Wednesday, 4 October 2017

Laying Bare Relationships- Solitudes Duo Daniel Léveillé


The stage is a simple white square space defined on the floor.  There is an absence of colour and props.  The drama of Solitudes Duo is in the body of the dancers: simple pairs, masculine and feminine, sometimes mixed, who are themselves stripped down to trunks and occasionally t-shirts.  There is something of the everyman about this pared down production and the universality of relationships.

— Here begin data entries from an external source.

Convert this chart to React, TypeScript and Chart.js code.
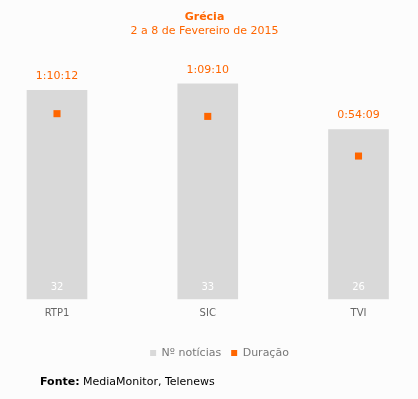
import React, { useEffect, useRef } from 'react';
import { Chart, registerables } from 'chart.js';

Chart.register(...registerables);

const categories = ['RTP1', 'SIC', 'TVI'];
const newsCounts = [32, 33, 26];
const durationLabels = ['1:10:12', '1:09:10', '0:54:09'];
const durationSeconds = [4212, 4150, 3249];
const seriesNames = ['Nº notícias', 'Duração'];
const titleText = 'Grécia';
const subtitleText = '2 a 8 de Fevereiro de 2015';

const ORANGE = '#ff6600';
const GREY_BAR = '#d9d9d9';
const FONT = '"DejaVu Sans", Verdana, sans-serif';

const valueLabels = {
  id: 'valueLabels',
  afterDatasetsDraw(chart: any) {
    const ctx = chart.ctx;
    const meta = chart.getDatasetMeta(0);
    ctx.save();
    ctx.textAlign = 'center';
    ctx.textBaseline = 'middle';
    meta.data.forEach((bar: any, i: number) => {
      const { x, y, base } = bar.getProps(['x', 'y', 'base'], true);
      ctx.font = `11px ${FONT}`;
      ctx.fillStyle = ORANGE;
      ctx.fillText(durationLabels[i], x, y - 14);
      ctx.font = `10px ${FONT}`;
      ctx.fillStyle = '#ffffff';
      ctx.fillText(String(newsCounts[i]), x, base - 12);
    });
    ctx.restore();
  },
};

export default function App() {
  const ref = useRef<HTMLCanvasElement>(null);

  useEffect(() => {
    if (!ref.current) return;
    const chart = new Chart(ref.current, {
      type: 'bar',
      data: {
        labels: categories,
        datasets: [
          {
            type: 'bar',
            label: seriesNames[0],
            data: newsCounts,
            backgroundColor: GREY_BAR,
            borderWidth: 0,
            barThickness: 60,
            yAxisID: 'y',
            order: 1,
            clip: false,
          } as any,
          {
            type: 'line',
            label: seriesNames[1],
            data: durationSeconds,
            yAxisID: 'y2',
            showLine: false,
            pointStyle: 'rect',
            pointRadius: 5,
            pointHoverRadius: 5,
            pointBackgroundColor: ORANGE,
            pointBorderWidth: 0,
            backgroundColor: ORANGE,
            borderColor: ORANGE,
            borderWidth: 0,
            order: 0,
            clip: false,
          } as any,
        ],
      },
      options: {
        responsive: false,
        animation: false,
        layout: { padding: { left: 21, right: 0, top: 50, bottom: 30.5 } },
        scales: {
          x: {
            offset: false,
            grid: { display: false, drawTicks: false },
            border: { display: false },
            ticks: { color: '#666666', font: { family: FONT, size: 10 }, padding: 8 },
            afterFit: (s: any) => { s.height = 38.5; },
          },
          y: {
            position: 'left',
            min: 0,
            max: 38.19,
            grid: { display: false, drawTicks: false },
            border: { display: false },
            ticks: { display: false },
            afterFit: (s: any) => { s.width = 36; },
          },
          y2: {
            position: 'right',
            min: 0,
            max: 5659,
            grid: { display: false, drawTicks: false },
            border: { display: false },
            ticks: { display: false },
            afterFit: (s: any) => { s.width = 59.5; },
          },
        },
        plugins: {
          legend: {
            position: 'bottom',
            labels: {
              boxWidth: 6,
              boxHeight: 6,
              color: '#777777',
              font: { family: FONT, size: 11 },
              padding: 10,
              sort: (a: any, b: any) => a.datasetIndex - b.datasetIndex,
            },
          },
          tooltip: { enabled: false },
        },
      } as any,
      plugins: [valueLabels],
    });
    return () => chart.destroy();
  }, []);

  return (
    <div style={{ position: 'absolute', left: 0, top: 0, width: 418, height: 399, background: '#fcfcfc', fontFamily: FONT }}>
      <canvas ref={ref} width={418} height={399} style={{ position: 'absolute', left: 0, top: 0, width: 418, height: 399 }} />
      <div style={{ position: 'absolute', left: 0, top: 10, width: 409, textAlign: 'center', fontSize: 11, lineHeight: '14px', fontWeight: 'bold', color: ORANGE }}>{titleText}</div>
      <div style={{ position: 'absolute', left: 0, top: 24, width: 409, textAlign: 'center', fontSize: 11, lineHeight: '14px', color: ORANGE }}>{subtitleText}</div>
      <div style={{ position: 'absolute', left: 40, top: 375, fontSize: 11, lineHeight: '14px', color: '#000000', whiteSpace: 'nowrap' }}>
        <b>Fonte:</b> MediaMonitor, Telenews
      </div>
    </div>
  );
}
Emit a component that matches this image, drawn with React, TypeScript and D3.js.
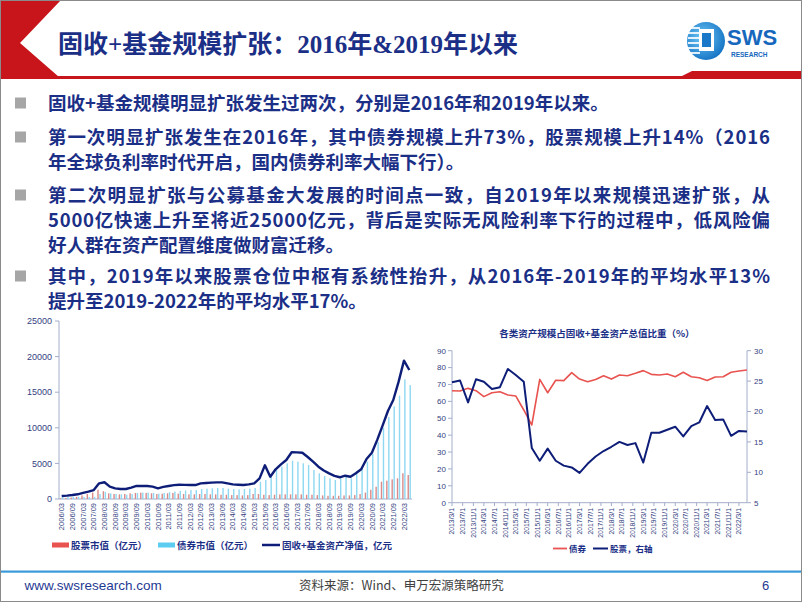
import React from "react";
import * as d3 from "d3";

const NAVY = "#1B2F87";
const AXIS = "#A3AECB";
const TICK = "#34427F";
const CJK = "'Noto Sans CJK SC', sans-serif";
const SANS = "'Liberation Sans', Arial, sans-serif";

// ---------- Left chart data (quarterly, 2006/03 – 2022/06, 亿元) ----------
const leftYears = d3.range(2006, 2023);
const leftQuarters: string[] = [];
for (const yr of leftYears) for (const m of ["03", "06", "09", "12"]) leftQuarters.push(`${yr}/${m}`);
const categories = leftQuarters.slice(0, 66);

const totalNav = [
  420, 480, 560, 660, 850, 1025, 1260, 2200, 2350, 1730,
  1500, 1400, 1400, 1600, 1830, 1830, 1830, 1730, 1500, 1700,
  1830, 1950, 2010, 1980, 1960, 1960, 2200, 2250, 2300, 2330,
  2340, 2200, 2050, 2000, 1960, 2050, 2200, 2900, 4730, 3130,
  4170, 4870, 5480, 6560, 6550, 6500, 5900, 5240, 4540, 4000,
  3600, 3250, 3050, 3270, 3130, 3610, 4170, 5620, 6500, 8300,
  10300, 12360, 13900, 16480, 19430, 18120,
];
const stockValue = [
  100, 150, 200, 300, 500, 700, 900, 1300, 1100, 800,
  700, 650, 700, 800, 850, 900, 850, 800, 700, 750,
  800, 850, 750, 700, 650, 650, 700, 700, 650, 650,
  600, 600, 550, 550, 500, 550, 700, 700, 600, 550,
  600, 650, 650, 650, 650, 650, 600, 600, 550, 500,
  450, 450, 450, 500, 500, 550, 700, 900, 1300, 1730,
  2430, 2570, 2760, 2900, 3610, 3370,
];
const bondValue = [
  250, 280, 300, 320, 300, 280, 300, 700, 1000, 800,
  700, 650, 600, 700, 850, 900, 900, 850, 750, 850,
  950, 1050, 1150, 1200, 1250, 1250, 1400, 1450, 1500, 1550,
  1550, 1450, 1400, 1350, 1400, 1450, 1540, 2430, 2670, 3370,
  4070, 4540, 5010, 5380, 5240, 5010, 4780, 4070, 3610, 3230,
  2900, 2670, 2900, 3130, 2900, 3610, 4540, 5240, 6320, 8000,
  10000, 11500, 13000, 14500, 16800, 16000,
];
const leftYTicks = [0, 5000, 10000, 15000, 20000, 25000];

// ---------- Right chart data (quarterly, 2013/3 – 2022/6, %) ----------
const bondShare = [
  66.3, 66.1, 67.7, 66.3, 62.8, 65.1, 65.7, 63.8, 63.2, 54.9,
  46.0, 73.0, 65.1, 72.5, 72.3, 77.0, 73.2, 71.6, 73.0, 75.2,
  73.2, 75.6, 75.2, 76.6, 78.2, 76.0, 75.6, 76.2, 74.6, 77.2,
  74.6, 74.0, 72.3, 74.4, 74.6, 77.2, 78.0, 78.6,
];
const stockShare = [
  24.8, 25.1, 21.5, 25.3, 24.9, 23.7, 24.0, 27.0, 26.0, 24.9,
  14.0, 11.9, 13.9, 11.9, 11.1, 10.8, 9.9, 11.4, 12.6, 13.5,
  14.2, 15.0, 14.5, 14.8, 11.6, 16.5, 16.5, 17.0, 17.5, 15.9,
  17.6, 18.2, 20.9, 18.6, 18.7, 16.0, 16.8, 16.7,
];
const rightDates = bondShare.map((_, i) => d3.timeMonth.offset(new Date(2013, 2, 1), i * 3));
const rightTickDates = d3.range(0, 28).map((k) => d3.timeMonth.offset(new Date(2013, 2, 1), k * 4));
const rightLeftTicks = [0, 10, 20, 30, 40, 50, 60, 70, 80, 90];
const rightRightTicks = [5, 10, 15, 20, 25, 30];

// ---------- Text ----------
const title = "固收+基金规模扩张：2016年&2019年以来";
const bullets: { lines: string[]; full: boolean[] }[] = [
  { lines: ["固收+基金规模明显扩张发生过两次，分别是2016年和2019年以来。"], full: [false] },
  {
    lines: ["第一次明显扩张发生在2016年，其中债券规模上升73%，股票规模上升14%（2016", "年全球负利率时代开启，国内债券利率大幅下行）。"],
    full: [true, false],
  },
  {
    lines: [
      "第二次明显扩张与公募基金大发展的时间点一致，自2019年以来规模迅速扩张，从",
      "5000亿快速上升至将近25000亿元，背后是实际无风险利率下行的过程中，低风险偏",
      "好人群在资产配置维度做财富迁移。",
    ],
    full: [true, true, false],
  },
  {
    lines: ["其中，2019年以来股票仓位中枢有系统性抬升，从2016年-2019年的平均水平13%", "提升至2019-2022年的平均水平17%。"],
    full: [true, false],
  },
];
const bulletTops = [103, 137, 195, 276];

function LeftChart() {
  const x = d3.scaleBand<string>().domain(categories).range([59, 412]);
  const y = d3.scaleLinear().domain([0, 25000]).range([499, 321]);
  const cx = (i: number) => (x(categories[i]) as number) + x.bandwidth() / 2;
  const line = d3
    .line<number>()
    .x((_, i) => cx(i))
    .y((d) => y(d));
  return (
    <g>
      <line x1={59} x2={59} y1={321} y2={499} stroke={AXIS} />
      <line x1={59} x2={412} y1={499} y2={499} stroke={AXIS} />
      {leftYTicks.map((t) => (
        <g key={t}>
          <line x1={55} x2={59} y1={y(t)} y2={y(t)} stroke={AXIS} />
          <text x={52} y={y(t)} dy="0.35em" textAnchor="end" fontSize={9} fontFamily={SANS} fill={TICK}>
            {t}
          </text>
        </g>
      ))}
      {categories.map((c, i) => (
        <g key={c}>
          <rect x={cx(i) - 1.8} width={1.4} y={y(stockValue[i])} height={499 - y(stockValue[i])} fill="#D98A88" />
          <rect x={cx(i) + 0.2} width={1.4} y={y(bondValue[i])} height={499 - y(bondValue[i])} fill="#8ED8F2" />
        </g>
      ))}
      <path d={line(totalNav) || ""} fill="none" stroke="#0E1E78" strokeWidth={2.4} strokeLinejoin="round" />
      {categories.map((c, i) =>
        i % 2 === 0 ? (
          <text
            key={c}
            transform={`translate(${cx(i)},503) rotate(-90)`}
            textAnchor="end"
            dy="0.35em"
            fontSize={7.5}
            fontFamily={SANS}
            fill={TICK}
          >
            {c}
          </text>
        ) : null
      )}
      <rect x={52} y={542.5} width={17} height={5} fill="#E8534F" />
      <text x={71} y={549} fontSize={9.5} fontWeight="bold" fontFamily={CJK} fill={NAVY}>
        股票市值（亿元）
      </text>
      <rect x={158} y={542.5} width={17} height={5} fill="#5CCDF0" />
      <text x={177} y={549} fontSize={9.5} fontWeight="bold" fontFamily={CJK} fill={NAVY}>
        债券市值（亿元）
      </text>
      <line x1={262} x2={280} y1={545} y2={545} stroke="#0E1E78" strokeWidth={2.5} />
      <text x={282} y={549} fontSize={9.5} fontWeight="bold" fontFamily={CJK} fill={NAVY}>
        固收+基金资产净值，亿元
      </text>
    </g>
  );
}

function RightChart() {
  const x = d3.scaleTime().domain([new Date(2013, 2, 1), new Date(2022, 5, 1)]).range([452, 747]);
  const yL = d3.scaleLinear().domain([0, 90]).range([502.7, 350.7]);
  const yR = d3.scaleLinear().domain([5, 30]).range([502.7, 350.7]);
  const bondLine = d3
    .line<number>()
    .x((_, i) => x(rightDates[i]))
    .y((d) => yL(d));
  const stockLine = d3
    .line<number>()
    .x((_, i) => x(rightDates[i]))
    .y((d) => yR(d));
  const fmt = (d: Date) => `${d.getFullYear()}/${d.getMonth() + 1}/1`;
  return (
    <g>
      <text x={597} y={337} textAnchor="middle" fontSize={9.5} fontWeight="bold" fontFamily={CJK} fill={NAVY}>
        各类资产规模占固收+基金资产总值比重（%）
      </text>
      <line x1={452} x2={452} y1={350.7} y2={502.7} stroke={AXIS} />
      <line x1={747} x2={747} y1={350.7} y2={502.7} stroke={AXIS} />
      <line x1={452} x2={747} y1={502.7} y2={502.7} stroke={AXIS} />
      {rightLeftTicks.map((t) => (
        <g key={t}>
          <line x1={448} x2={452} y1={yL(t)} y2={yL(t)} stroke={AXIS} />
          <text x={446} y={yL(t)} dy="0.35em" textAnchor="end" fontSize={8} fontFamily={SANS} fill={TICK}>
            {t}
          </text>
        </g>
      ))}
      {rightRightTicks.map((t) => (
        <g key={t}>
          <line x1={747} x2={751} y1={yR(t)} y2={yR(t)} stroke={AXIS} />
          <text x={754} y={yR(t)} dy="0.35em" textAnchor="start" fontSize={8} fontFamily={SANS} fill={TICK}>
            {t}
          </text>
        </g>
      ))}
      {rightTickDates.map((d) => (
        <g key={d.getTime()}>
          <line x1={x(d)} x2={x(d)} y1={502.7} y2={506} stroke={AXIS} />
          <text
            transform={`translate(${x(d)},508) rotate(-90)`}
            textAnchor="end"
            dy="0.35em"
            fontSize={6.8}
            fontFamily={SANS}
            fill={TICK}
          >
            {fmt(d)}
          </text>
        </g>
      ))}
      <path d={bondLine(bondShare) || ""} fill="none" stroke="#E8534F" strokeWidth={1.6} strokeLinejoin="round" />
      <path d={stockLine(stockShare) || ""} fill="none" stroke="#0E1E78" strokeWidth={2} strokeLinejoin="round" />
      <line x1={553} x2={567} y1={548.5} y2={548.5} stroke="#E8534F" strokeWidth={1.8} />
      <text x={569} y={551.5} fontSize={8.5} fontWeight="bold" fontFamily={CJK} fill={NAVY}>
        债券
      </text>
      <line x1={593} x2={608} y1={548.5} y2={548.5} stroke="#0E1E78" strokeWidth={2} />
      <text x={610} y={551.5} fontSize={8.5} fontWeight="bold" fontFamily={CJK} fill={NAVY}>
        股票，右轴
      </text>
    </g>
  );
}

function Header() {
  return (
    <g>
      <polygon points="0,0 61,0 20,43 59,77 0,77" fill="#C8151B" />
      <rect x={0} y={76} width={802} height={3} fill="#C8151B" />
      <polygon points="676,79 692,71 802,71 802,79" fill="#C8151B" />
      <text x={58} y={53} fontSize={25} fontWeight="bold" fontFamily="'Liberation Serif', 'Noto Sans CJK SC', serif" fill={NAVY}>
        {title}
      </text>
      <defs>
        <radialGradient id="lg" cx="40%" cy="40%" r="70%">
          <stop offset="0%" stopColor="#6EC6F5" />
          <stop offset="100%" stopColor="#0D6CC0" />
        </radialGradient>
      </defs>
      <circle cx={706} cy={41} r={19} fill="url(#lg)" />
      {[27, 32, 37, 42, 47, 52].map((yy) => (
        <rect key={yy} x={688} y={yy} width={12} height={2} fill="#fff" opacity={0.85} />
      ))}
      <rect x={699} y={29} width={15} height={22} fill="#fff" />
      <rect x={702} y={33} width={9} height={14} fill="#1A78C8" />
      <text x={727} y={45} fontSize={22} fontWeight="bold" fontFamily={SANS} fill="#1768BD">
        SWS
      </text>
      <text x={731} y={57} fontSize={6.5} fontWeight="bold" fontFamily={SANS} fill="#1768BD">
        RESEARCH
      </text>
    </g>
  );
}

function Bullets() {
  const out: React.ReactNode[] = [];
  bullets.forEach((b, bi) => {
    const top = bulletTops[bi];
    out.push(<rect key={`sq${bi}`} x={15} y={top - 5.5} width={11} height={11} fill="#A6A6A6" />);
    b.lines.forEach((ln, li) => {
      const cy = top + li * 25;
      out.push(
        <text
          key={`t${bi}-${li}`}
          x={48}
          y={cy + 6.5}
          fontSize={18.5}
          fontWeight="bold"
          fontFamily={CJK}
          fill={NAVY}
          {...(b.full[li] ? { textLength: 722, lengthAdjust: "spacing" } : {})}
        >
          {ln}
        </text>
      );
    });
  });
  return <g>{out}</g>;
}

function Footer() {
  return (
    <g>
      <rect x={0} y={570.5} width={802} height={2.2} fill="#3A9AD9" />
      <text x={24.5} y={590} fontSize={13.5} fontFamily={SANS} fill="#1F3A93">
        www.swsresearch.com
      </text>
      <text x={299} y={590} fontSize={12.5} fontFamily={CJK} fill="#404040">
        资料来源：Wind、申万宏源策略研究
      </text>
      <text x={762} y={590} fontSize={13} fontFamily={SANS} fill="#1F3A93">
        6
      </text>
    </g>
  );
}

export default function App() {
  return (
    <svg width={802} height={602} style={{ position: "absolute", left: 0, top: 0, background: "#fff" }}>
      <rect x={0} y={0} width={802} height={602} fill="#fff" />
      <Header />
      <Bullets />
      <LeftChart />
      <RightChart />
      <Footer />
      <rect x={0.5} y={0.5} width={801} height={601} fill="none" stroke="#8A8A8A" />
    </svg>
  );
}
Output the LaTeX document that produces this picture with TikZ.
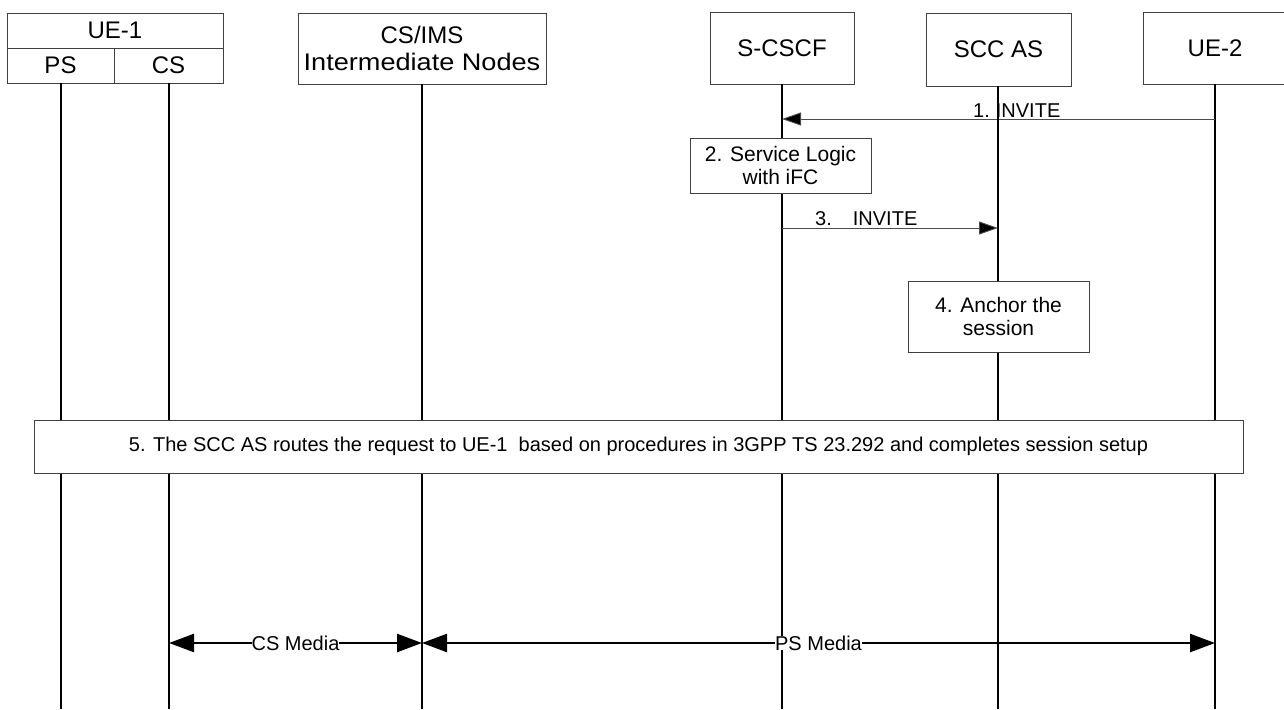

It all starts with the stylized circling of hips, a contemporary, choreographed mating call.  Bodies brush up against each other, a tentative but purposeful entering of each other's space.  Quick, articulate gestures keep time to the insistent rhythms of a Bach harpsichord composition.  There is concatenation as the gestures link together to form movements that express states of emotional being and compatible character.  We see the birth of a couple as the individuals interconnect to form a single entity.  And then often through a series of dramatic lifts and supporting moves we see things come undone, defeated by gravity and human expectations.  Frequently, there are memorable slow descents filled with tension.

Bodies overlap on the floor, intertwine, struggle and release.  This is the push and pull of relationships that is at times serene and others frantic and even humorous.  But it is always sensual.  The music shifts into a moody, pop-rock ballad.


Some of the passages are dramatically acrobatic others gentle.  Yet, despite the great clusters of interconnected limbs, the dependence, trust and balance of one dancer's weight upon the other there is surprisingly little eye contact, which might explain the solitudes in Solitudes Duo.